»»

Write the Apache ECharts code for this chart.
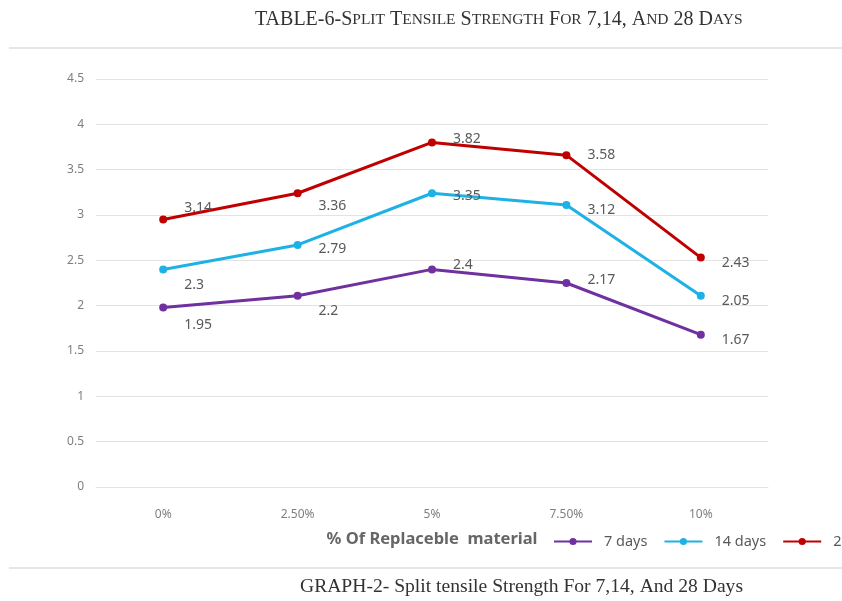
<!DOCTYPE html>
<html>
<head>
<meta charset="utf-8">
<script src="https://cdn.jsdelivr.net/npm/echarts@6/dist/echarts.min.js"></script>
<style>
  html, body { margin: 0; padding: 0; background: #fff; }
  #main { width: 842px; height: 601px; }
</style>
</head>
<body>
<div id="main"></div>
<script>
// categories on the x axis
const categories = ['0%', '2.50%', '5%', '7.50%', '10%'];
// plotted positions
const days7 = [1.98, 2.11, 2.40, 2.25, 1.68];
const days14 = [2.40, 2.67, 3.24, 3.11, 2.11];
const days28 = [2.95, 3.24, 3.80, 3.66, 2.53];
// data label texts printed next to each point
const labels7 = ['1.95', '2.2', '2.4', '2.17', '1.67'];
const labels14 = ['2.3', '2.79', '3.35', '3.12', '2.05'];
const labels28 = ['3.14', '3.36', '3.82', '3.58', '2.43'];
const seriesNames = ['7 days', '14 days', '28 days'];

// vertical nudge of each label (styling only)
const labelDy = [
  [18, 15, -4, -3, 5],
  [16, 4, 3, 5, 5],
  [-12, 13, -3, 0, 5]
];
const colors = ['#7030a0', '#1eb1e6', '#c00000'];

// turn "Split" into S + small "PLIT" for the small-caps title
const smallCaps = (str) => {
  let out = '';
  let run = '';
  let runSmall = null;
  const flush = () => {
    if (run) out += '{' + (runSmall ? 's' : 'b') + '|' + run + '}';
    run = '';
  };
  for (const ch of str) {
    const isSmall = ch !== ch.toUpperCase();
    if (runSmall !== null && isSmall !== runSmall) flush();
    runSmall = isSmall;
    run += ch.toUpperCase();
  }
  flush();
  return out;
};

const makeSeries = (i, values, texts) => ({
  name: seriesNames[i],
  type: 'line',
  data: values.map((v, k) => ({
    value: v,
    label: { offset: [0, labelDy[i][k]], formatter: texts[k] }
  })),
  symbol: 'circle',
  symbolSize: 8,
  lineStyle: { width: 3, color: colors[i] },
  itemStyle: { color: colors[i] },
  label: {
    show: true,
    position: 'right',
    distance: 17,
    color: '#595959',
    fontSize: 14,
    fontFamily: 'Noto Sans'
  },
  z: 3 + i
});

const chart = echarts.init(document.getElementById('main'), null, { renderer: 'canvas' });
chart.setOption({
  backgroundColor: '#fff',
  animation: false,
  title: {
    text: smallCaps('TABLE-6-Split Tensile Strength For 7,14, And 28 Days'),
    left: 250,
    top: 5,
    textStyle: {
      fontWeight: 'normal',
      rich: {
        b: { fontFamily: 'Liberation Serif', fontSize: 20, fontWeight: 'normal', color: '#333' },
        s: { fontFamily: 'Liberation Serif', fontSize: 15.5, fontWeight: 'normal', color: '#333' }
      }
    }
  },
  graphic: [
    { type: 'line', shape: { x1: 9, y1: 48, x2: 842, y2: 48 }, style: { stroke: '#e6e6e6', lineWidth: 2 } },
    { type: 'line', shape: { x1: 9, y1: 568, x2: 842, y2: 568 }, style: { stroke: '#e6e6e6', lineWidth: 2 } },
    {
      type: 'text',
      left: 300,
      top: 577,
      style: {
        text: 'GRAPH-2- Split tensile Strength For 7,14, And 28 Days',
        font: '19.6px "Liberation Serif"',
        fill: '#333'
      }
    }
  ],
  legend: {
    data: seriesNames,
    left: 548,
    top: 529,
    width: 500,
    itemWidth: 38,
    itemHeight: 9,
    itemGap: 16,
    textStyle: { color: '#595959', fontSize: 14.5, fontFamily: 'Noto Sans', padding: [0, 0, 0, 7] }
  },
  grid: { left: 96, right: 74, top: 79, bottom: 114 },
  xAxis: {
    type: 'category',
    data: categories,
    boundaryGap: true,
    name: '% Of Replaceble  material',
    nameLocation: 'middle',
    nameGap: 44,
    nameTextStyle: {
      color: '#666',
      fontSize: 16.5,
      fontWeight: 'bold',
      fontFamily: 'Noto Sans'
    },
    axisLine: { show: true, lineStyle: { color: '#e3e3e3' } },
    axisTick: { show: false },
    axisLabel: { color: '#7f7f7f', fontSize: 12, fontFamily: 'Noto Sans', margin: 22 }
  },
  yAxis: {
    type: 'value',
    min: 0,
    max: 4.5,
    interval: 0.5,
    axisLine: { show: false },
    axisTick: { show: false },
    axisLabel: { color: '#7f7f7f', fontSize: 12, fontFamily: 'Noto Sans', margin: 12 },
    splitLine: { lineStyle: { color: '#e3e3e3', width: 1 } }
  },
  series: [
    makeSeries(0, days7, labels7),
    makeSeries(1, days14, labels14),
    makeSeries(2, days28, labels28)
  ]
});
</script>
</body>
</html>
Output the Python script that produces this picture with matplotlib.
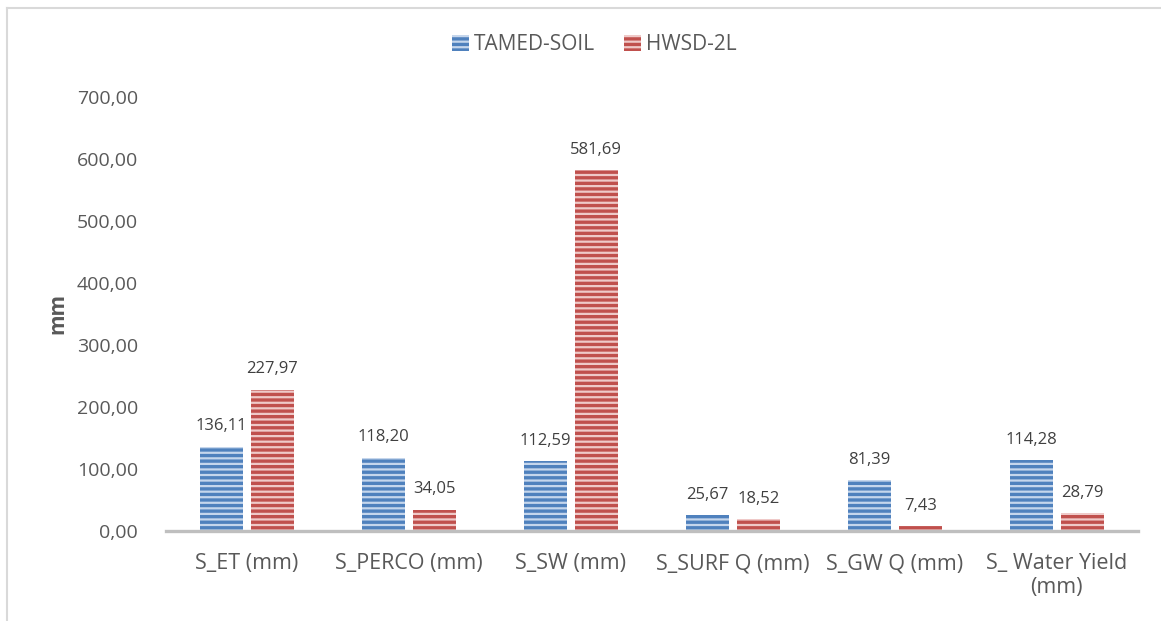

««

• **Written problem**
Only the lines from the top of the records through the line with "const seriesNames = ['7" belong in the copy; write them out exactly, leaving out pictures.

• **Reply to the exercise**
Write the Apache ECharts code for this chart.
<!DOCTYPE html>
<html>
<head>
<meta charset="utf-8">
<script src="https://cdn.jsdelivr.net/npm/echarts@6/dist/echarts.min.js"></script>
<style>
  html, body { margin: 0; padding: 0; background: #fff; }
  #main { width: 842px; height: 601px; }
</style>
</head>
<body>
<div id="main"></div>
<script>
// categories on the x axis
const categories = ['0%', '2.50%', '5%', '7.50%', '10%'];
// plotted positions
const days7 = [1.98, 2.11, 2.40, 2.25, 1.68];
const days14 = [2.40, 2.67, 3.24, 3.11, 2.11];
const days28 = [2.95, 3.24, 3.80, 3.66, 2.53];
// data label texts printed next to each point
const labels7 = ['1.95', '2.2', '2.4', '2.17', '1.67'];
const labels14 = ['2.3', '2.79', '3.35', '3.12', '2.05'];
const labels28 = ['3.14', '3.36', '3.82', '3.58', '2.43'];
const seriesNames = ['7 days', '14 days', '28 days'];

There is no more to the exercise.